Intensive Mode-Gespräche und BHs als Kunstsammlung

Das hübsch gestaltete Handbuch beleuchtet "Frauen und Kleider" aus ganz unterschiedlichen Blickwinkeln und gibt sich als kurzweilige Feldforschung auf dem Gebiet der Bekleidung und des Begehrens. Zu Wort kommen rund 560 Mode begeisterte Frauen, die vorab alle einen umfangreichen Fragebogen beantwortet hatten. "Was versuchst du zu erreichen, wenn du dich anziehst?", "Gab es einen Punkt in deinem Leben, an dem du deinen Kleidungsstil dramatisch verändert hast?", "Drückst du mit deinem Kleidungsstil deine politischen Ansichten aus?", "Was findest du hässlich?" nur einige Fragen des Bogens, der abgedruckt im Buch ganze zweieinhalb Seiten in Anspruch nimmt. "Frauen und Kleider" geht aber weit über eine bloße Frage und Antwort-Runde hinaus: In ganz unterschiedlichen Schreib- und Darstellungsformen erzählt das Buch von den denkbar unterschiedlichen Stilrichtungen und Kaufmustern der Protagonistinnen.

Viele Seiten sind mit Umfragen und Gesprächen gefüllt, die modisch in die Tiefe gehen und sich um Konsum und Kaufverhalten drehen.

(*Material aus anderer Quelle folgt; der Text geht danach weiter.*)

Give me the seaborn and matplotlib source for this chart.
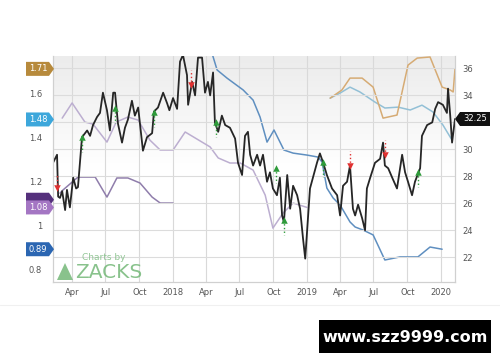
import numpy as np
import pandas as pd
import matplotlib
matplotlib.use("Agg")
import matplotlib.pyplot as plt
import matplotlib.dates as mdates
import matplotlib.transforms as mtransforms
from matplotlib.patches import Polygon, Rectangle
import seaborn as sns

# ---- price (right axis) ----
price_dates = [
    "2017-02-08", "2017-02-19", "2017-02-22", "2017-02-27", "2017-03-05", "2017-03-13", "2017-03-18",
    "2017-03-26", "2017-04-04", "2017-04-12", "2017-04-17", "2017-04-28", "2017-05-12", "2017-05-20",
    "2017-05-28", "2017-06-08", "2017-06-16", "2017-06-24", "2017-07-05", "2017-07-13", "2017-07-22",
    "2017-07-27", "2017-08-04", "2017-08-15", "2017-08-23", "2017-08-31", "2017-09-11", "2017-09-19",
    "2017-09-28", "2017-10-11", "2017-10-22", "2017-11-05", "2017-11-10", "2017-11-21", "2017-12-05",
    "2017-12-16", "2017-12-22", "2018-01-01", "2018-01-12", "2018-01-20", "2018-01-28", "2018-02-08",
    "2018-02-11", "2018-02-22", "2018-03-02", "2018-03-10", "2018-03-21", "2018-03-29", "2018-04-06",
    "2018-04-12", "2018-04-20", "2018-04-25", "2018-05-04", "2018-05-14", "2018-05-23", "2018-06-05",
    "2018-06-19", "2018-06-27", "2018-07-08", "2018-07-16", "2018-07-24", "2018-07-30", "2018-08-07",
    "2018-08-18", "2018-08-26", "2018-09-03", "2018-09-14", "2018-09-22", "2018-09-30", "2018-10-11",
    "2018-10-19", "2018-10-25", "2018-10-30", "2018-11-08", "2018-11-16", "2018-11-24", "2018-12-05",
    "2018-12-13", "2018-12-21", "2018-12-27", "2019-01-04", "2019-01-09", "2019-01-17", "2019-01-28",
    "2019-02-05", "2019-02-14", "2019-02-24", "2019-03-10", "2019-03-24", "2019-04-01", "2019-04-09",
    "2019-04-20", "2019-04-28", "2019-05-06", "2019-05-12", "2019-05-20", "2019-05-31", "2019-06-08",
    "2019-06-13", "2019-06-22", "2019-07-05", "2019-07-19", "2019-07-27", "2019-08-01", "2019-08-10",
    "2019-08-21", "2019-09-03", "2019-09-17", "2019-09-25", "2019-10-03", "2019-10-14", "2019-10-22",
    "2019-11-05", "2019-11-10", "2019-11-24", "2019-12-08", "2019-12-16", "2019-12-24", "2020-01-06",
    "2020-01-17", "2020-01-20", "2020-01-26", "2020-01-31", "2020-02-08",
]
price_values = [
    29.0, 29.6, 26.5, 26.4, 26.9, 25.5, 27.0,
    25.7, 27.9, 27.1, 27.2, 30.9, 31.4, 31.0,
    31.8, 32.4, 32.7, 34.2, 32.9, 31.4, 34.2,
    34.2, 31.9, 30.5, 31.6, 32.2, 33.6, 32.5,
    33.1, 29.9, 30.9, 31.2, 32.8, 33.1, 34.2,
    33.4, 32.9, 33.8, 33.0, 36.5, 37.0, 35.5,
    33.3, 35.0, 34.0, 36.8, 36.8, 34.2, 35.0,
    34.0, 35.7, 32.0, 31.3, 32.5, 31.8, 31.6,
    30.8, 29.0, 28.1, 31.0, 31.3, 29.6, 28.8,
    29.6, 28.8, 29.6, 27.6, 28.3, 27.1, 26.6,
    27.9, 25.1, 24.6, 28.1, 25.6, 27.3, 26.6,
    25.6, 23.4, 21.9, 25.1, 27.1, 27.9, 29.0,
    29.7, 29.0, 28.1, 27.1, 26.6, 25.1, 27.3,
    27.6, 28.8, 25.6, 25.1, 25.9, 24.9, 24.0,
    27.1, 27.9, 29.0, 29.3, 30.5, 28.8, 28.6,
    27.9, 27.1, 29.6, 28.3, 27.6, 26.6, 27.6,
    28.6, 31.0, 31.8, 32.0, 33.0, 33.5, 33.3,
    32.7, 34.5, 32.5, 30.5, 32.25,
]

# ---- consensus estimate lines (left axis) ----
cur_dates = ["2017-03-05", "2017-04-01", "2017-05-06", "2017-05-28", "2017-07-05", "2017-07-30",
             "2017-08-31", "2017-09-28", "2017-10-30", "2017-11-27", "2018-01-01", "2018-02-03",
             "2018-03-21", "2018-04-12", "2018-05-04", "2018-06-05", "2018-07-03", "2018-08-07",
             "2018-09-09", "2018-09-30", "2018-10-28", "2018-11-24", "2019-01-01"]
cur_values = [1.486, 1.555, 1.468, 1.459, 1.377, 1.468, 1.491, 1.477, 1.386, 1.341, 1.341, 1.423,
              1.377, 1.355, 1.305, 1.282, 1.282, 1.25, 1.136, 0.986, 1.055, 1.10, 1.08]

nxt_dates = ["2017-02-27", "2017-03-07", "2017-04-17", "2017-06-03", "2017-07-05", "2017-08-01",
             "2017-08-31", "2017-10-03", "2017-11-05", "2017-11-27", "2018-01-01"]
nxt_values = [1.145, 1.159, 1.218, 1.218, 1.127, 1.214, 1.214, 1.191, 1.127, 1.10, 1.10]

blue_dates = ["2018-04-10", "2018-05-01", "2018-05-28", "2018-07-11", "2018-08-07", "2018-08-26",
              "2018-09-14", "2018-10-03", "2018-10-30", "2018-11-24", "2019-01-01", "2019-01-31",
              "2019-02-11", "2019-02-24", "2019-03-13", "2019-04-01", "2019-04-28", "2019-05-12",
              "2019-06-03", "2019-06-30", "2019-08-01", "2019-09-11", "2019-10-30", "2019-12-02",
              "2020-01-04"]
blue_values = [1.82, 1.705, 1.668, 1.614, 1.568, 1.491, 1.377, 1.432, 1.341, 1.327, 1.318, 1.309,
               1.286, 1.168, 1.123, 1.091, 1.014, 0.991, 0.977, 0.955, 0.841, 0.855, 0.855, 0.90,
               0.89]

lblue_dates = ["2019-03-05", "2019-04-01", "2019-04-28", "2019-05-25", "2019-07-05", "2019-08-01",
               "2019-09-06", "2019-10-09", "2019-11-10", "2019-12-10", "2020-01-06", "2020-01-31"]
lblue_values = [1.577, 1.60, 1.627, 1.605, 1.559, 1.532, 1.536, 1.523, 1.545, 1.514, 1.455, 1.386]

gold_dates = ["2019-03-05", "2019-04-06", "2019-04-28", "2019-05-31", "2019-06-30", "2019-07-27",
              "2019-09-03", "2019-10-03", "2019-10-28", "2019-12-02", "2020-01-04", "2020-01-26",
              "2020-02-03", "2020-02-08"]
gold_values = [1.577, 1.614, 1.668, 1.668, 1.627, 1.486, 1.50, 1.727, 1.759, 1.764, 1.627, 1.614,
               1.605, 1.71]

# ---- earnings surprise markers (on price axis) ----
beat_dates = ["2017-04-28", "2017-07-27", "2017-11-10", "2018-04-28", "2018-10-08", "2018-10-30",
              "2019-02-14", "2019-10-30"]
beat_prices = [30.9, 33.05, 32.75, 32.0, 28.6, 24.75, 29.05, 28.3]
miss_dates = ["2017-02-19", "2018-02-18", "2019-04-28", "2019-08-01"]
miss_prices = [27.1, 34.75, 28.8, 29.6]

# ---- tags ----
tag_values = [1.71, 1.48, 1.115, 1.08, 0.89]
tag_labels = ["1.71", "1.48", "", "1.08", "0.89"]
tag_colors = ["#b78a3c", "#3da7db", "#55307c", "#a476c3", "#2b66b2"]
last_price = 32.25

left_ticks = [0.8, 1.0, 1.2, 1.4, 1.6]
left_labels = ["0.8", "1", "1.2", "1.4", "1.6"]
right_ticks = [22, 24, 26, 28, 30, 32, 34, 36]
right_labels = ["22", "24", "26", "28", "30", "", "34", "36"]

sns.set_style("white")
plt.rcParams["font.family"] = ["DejaVu Sans"]

fig = plt.figure(figsize=(5, 3.62), dpi=100)
ax = fig.add_axes([0.106, 0.221, 0.804, 0.624])
ax2 = ax.twinx()

# gradient background
grad = np.linspace(1, 0, 100).reshape(-1, 1)
ax.imshow(grad, extent=[0, 1, 0, 1], transform=ax.transAxes, aspect="auto",
          cmap=matplotlib.colors.LinearSegmentedColormap.from_list("g", ["#ffffff", "#ffffff", "#ececec"]),
          zorder=-5)

def to_df(d, v):
    return pd.DataFrame({"date": pd.to_datetime(d), "v": v})

sns.lineplot(data=to_df(cur_dates, cur_values), x="date", y="v", ax=ax, color="#bcaed0", lw=1.1)
sns.lineplot(data=to_df(nxt_dates, nxt_values), x="date", y="v", ax=ax, color="#8f7dab", lw=1.1)
sns.lineplot(data=to_df(blue_dates, blue_values), x="date", y="v", ax=ax, color="#5f8fc0", lw=1.1)
sns.lineplot(data=to_df(lblue_dates, lblue_values), x="date", y="v", ax=ax, color="#93c0d6", lw=1.1)
sns.lineplot(data=to_df(gold_dates, gold_values), x="date", y="v", ax=ax, color="#d6ab74", lw=1.1)

# price
sns.lineplot(data=to_df(price_dates, price_values), x="date", y="v", ax=ax2, color="#262626", lw=1.3)

# surprise markers
bd = pd.to_datetime(beat_dates)
md = pd.to_datetime(miss_dates)
ax2.vlines(bd, np.array(beat_prices), np.array(beat_prices) - 1.1, colors="#2e9b3a", lw=1, linestyles=":")
ax2.scatter(bd, beat_prices, marker="^", s=22, color="#2e9b3a", zorder=5, linewidths=0)
ax2.vlines(md, np.array(miss_prices), np.array(miss_prices) + 1.1, colors="#e03030", lw=1, linestyles=":")
ax2.scatter(md, miss_prices, marker="v", s=22, color="#e03030", zorder=5, linewidths=0)

xmin, xmax = pd.Timestamp("2017-02-08"), pd.Timestamp("2020-02-08")
ax.set_xlim(xmin, xmax)
ax.set_ylim(0.741, 1.768)
ax2.set_ylim(20.17, 36.91)

ax.set_yticks(left_ticks)
ax.set_yticklabels(left_labels)
ax2.set_yticks(right_ticks)
ax2.set_yticklabels(right_labels)
ax.set_xlabel("")
ax.set_ylabel("")
ax2.set_ylabel("")

ax.xaxis.set_major_locator(mdates.MonthLocator(bymonth=[1, 4, 7, 10]))
ax.xaxis.set_major_formatter(mdates.DateFormatter("%b"))
fig.canvas.draw()
labs = []
for t in ax.get_xticks():
    d = mdates.num2date(t)
    labs.append(str(d.year) if d.month == 1 else d.strftime("%b"))
ax.set_xticks(ax.get_xticks())
ax.set_xticklabels(labs)

ax.tick_params(axis="x", length=0, pad=4, labelsize=6, labelcolor="#555555")
ax.tick_params(axis="y", length=0, pad=8, labelsize=6, labelcolor="#555555")
ax2.tick_params(axis="y", length=0, pad=5, labelsize=6, labelcolor="#555555")

ax.grid(axis="x", color="#d9d9d9", lw=0.8)
ax2.grid(axis="y", color="#dcdcdc", lw=0.8)
ax2.set_axisbelow(True)
for a in (ax, ax2):
    for s in a.spines.values():
        s.set_color("#d0d0d0")
        s.set_linewidth(0.8)
    a.spines["top"].set_visible(False)

# left value tags
tr = mtransforms.blended_transform_factory(fig.transFigure, ax.transData)
h = 7 / 220.0
x0, x1, x2 = 26 / 500, 49 / 500, 54 / 500
for v, lab, c in zip(tag_values, tag_labels, tag_colors):
    poly = Polygon([[x0, v - h], [x1, v - h], [x2, v], [x1, v + h], [x0, v + h]],
                   closed=True, transform=tr, facecolor=c, edgecolor="none", clip_on=False, zorder=10)
    fig.patches.append(poly)
    if lab:
        fig.text(38 / 500, v, lab, transform=tr, color="white", fontsize=6, ha="center", va="center",
                 zorder=11)

# last price tag
tr2 = mtransforms.blended_transform_factory(fig.transFigure, ax2.transData)
hp = 7 / 13.5
px0, px1, px2 = 455 / 500, 460 / 500, 490 / 500
poly = Polygon([[px0, last_price], [px1, last_price - hp], [px2, last_price - hp],
                [px2, last_price + hp], [px1, last_price + hp]],
               closed=True, transform=tr2, facecolor="#111111", edgecolor="none", clip_on=False, zorder=10)
fig.patches.append(poly)
fig.text(475 / 500, last_price, f"{last_price:.2f}", transform=tr2, color="white", fontsize=6,
         ha="center", va="center", zorder=11)

# Zacks logo
fig.text(82 / 500, 1 - 258 / 362, "Charts by", color="#86c08a", fontsize=6.5, va="center", alpha=0.9)
fig.text(75 / 500, 1 - 272 / 362, "ZACKS", color="#74b878", fontsize=14.5, va="center", alpha=0.85)
logo = Polygon([[57 / 500, 1 - 280 / 362], [73 / 500, 1 - 280 / 362], [65 / 500, 1 - 263 / 362]],
               closed=True, transform=fig.transFigure, facecolor="#74b878", alpha=0.85, edgecolor="none")
fig.patches.append(logo)

# separator and watermark
fig.add_artist(plt.Line2D([0, 1], [1 - 305 / 362, 1 - 305 / 362], color="#f0f0f0", lw=0.8))
fig.patches.append(Rectangle((319 / 500, 1 - 353 / 362), 172 / 500, 33 / 362,
                             transform=fig.transFigure, facecolor="black", edgecolor="none"))
fig.text(405 / 500, 1 - 337 / 362, "www.szz9999.com", color="white", fontsize=11.5,
         fontweight="bold", ha="center", va="center")

fig.savefig("out.png", dpi=100)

Immer wieder unterbrochen von witzreichen "Projekten": Schauspielerin Zosia Mamet aus der Erfolgsserie "Girls" etwa, stellt gängige Posen aus Mode-Magazinen nach, die ohne entsprechende Kleider und exaltiertes Make-Up äußerst seltsam und belustigend wirken. Die BHs von Sadie Stein sind als eine Art Kunstsammlung in einer kleinen Fotoserie inszeniert, Kate Ryan hat ihre Wege durch unterschiedliche Geschäfte nachgezeichnet, samt Punkten, an denen sie stehen geblieben ist, um sich etwas anzuschauen. So lassen sich Schlüsse über ihren Blick auf das Sortiment etwa von All Saints (verschachtelter Weg und viel Stehenbleiben) oder Club Monaco (Rein und wieder Raus) ziehen. Ferner kommen auch Multitalent Lena Dunham, Musikerin Kim Gordon oder Künstlerin Cindy Sherman zu Wort.

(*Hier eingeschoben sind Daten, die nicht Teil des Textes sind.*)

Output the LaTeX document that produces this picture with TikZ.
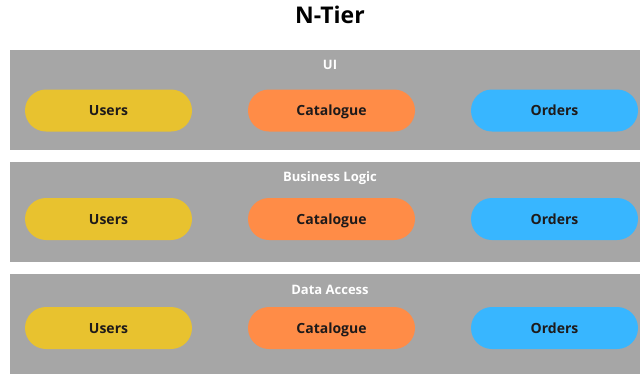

Buch anscheuen und Kleider tauschen am Donnerstag in Berlin

Tatsächlich bietet das Buch vor Allem ob der sehr unterschiedlichen Charaktere einen schönen Einblick in die Mode, wo sie am schönsten ist: Im heimischen Kleiderschrank. Dabei ist "Frauen und Kleider" allerdings ein bisschen groß geraten: Sich durch die Garderobe von 560 Frauen zu wühlen, ist wohl ein bisschen viel verlangt. Wer es trotzdem wagen mag, hat Donnerstag in Berlin die Chance, sich das Buch mal näher anzuschauen. Der S. Fischer-Verlag lädt ab 20 Uhr zur Buchvorstellung von "Frauen und Kleider – was wir tragen, was wir sind" in den Voostore in der Oranienstraße ein. Journalist Niklas Maak wird mit der Autorin Leanne Shapton sprechen. Und danach kann man sich dann richtig über Mode austauschen: Bei einem Kleidertausch können alte Kleider gegen neue Lieblinge getauscht werden. Es wird gebeten dazu einen kleinen Satz über das jeweilige Kleidungsstück und seine Geschichte zu notieren und an das Teil zu heften. Eine Fortführung des modischen Dialoges also.